At the iRODS Workshop at Supercomputing 2017 a couple weeks ago in Denver, we demonstrated three new capabilities:
The ingest demo was covered in Monday's post. This post will be about the storage tiering demo. We'll have one more post about the audit demo later this week.
In exploring this capability, we are primarily interested in providing an open source means to manage data across disparate storage technologies with minimal ongoing effort. The design goals for this storage tiering demo include separation of the configuration from the implementation of any data movement.
The code running this demo can be found in the irods training repository:
There is a default time-based policy in place that will move data from one tier to the next after a period of time. This is implemented via a query that finds all data in violation of the policy parameters and schedules any matching replicas for a move (actually a replication and a trim). When a data object is read, the replica is scheduled to move back to the first (presumably, fastest) tier.
The names of the tiers are configurable. The grouping of tiers is configurable. The time spent in a tier is configurable.
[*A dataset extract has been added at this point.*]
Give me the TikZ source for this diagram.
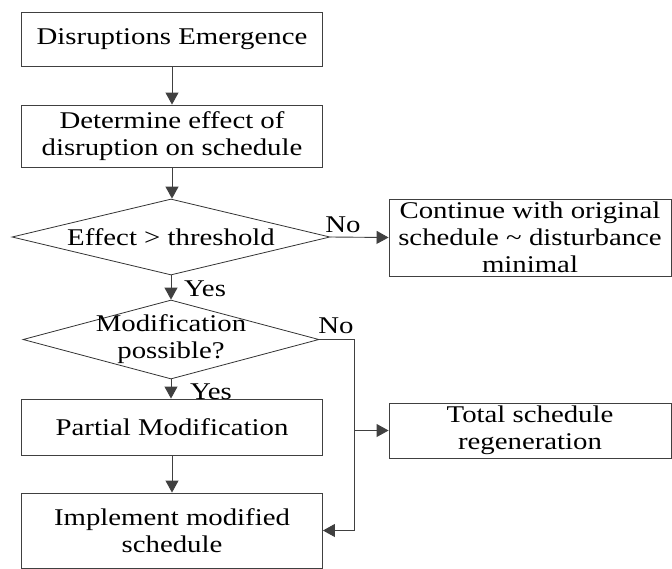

And most powerfully, the query itself that defines what replicas are in violation is configurable.
The query is run against the metadata stored in the iRODS Catalog, so any annotations that your organization decides are relevant can be part of the formula for when to tier data across the enterprise.
First, the code is downloaded and compiled, generating an installable package that delivers two microservice plugins, five iRODS Rule Language rulebases (four for configuration, and one with policy), and a rule for firing the tiering logic. Next the resource hierarchies are created and defined as storage tiers via
imeta by attaching well-defined metadata attributes and values to the storage resources.
A file is then placed into the hierarchy, and after a period of time, the data object is shown to have moved to the next tier. This is repeated for the next tier. Finally the data object is retrieved by the client and the data object is shown to have moved back to the original tier.
This demo is running using rules written in the iRODS Rule Language. We have already begun work on an equivalent C++ iRODS Rule Engine Plugin that is configured via metadata only. We expect to release that as a downloadable binary package in early 2018.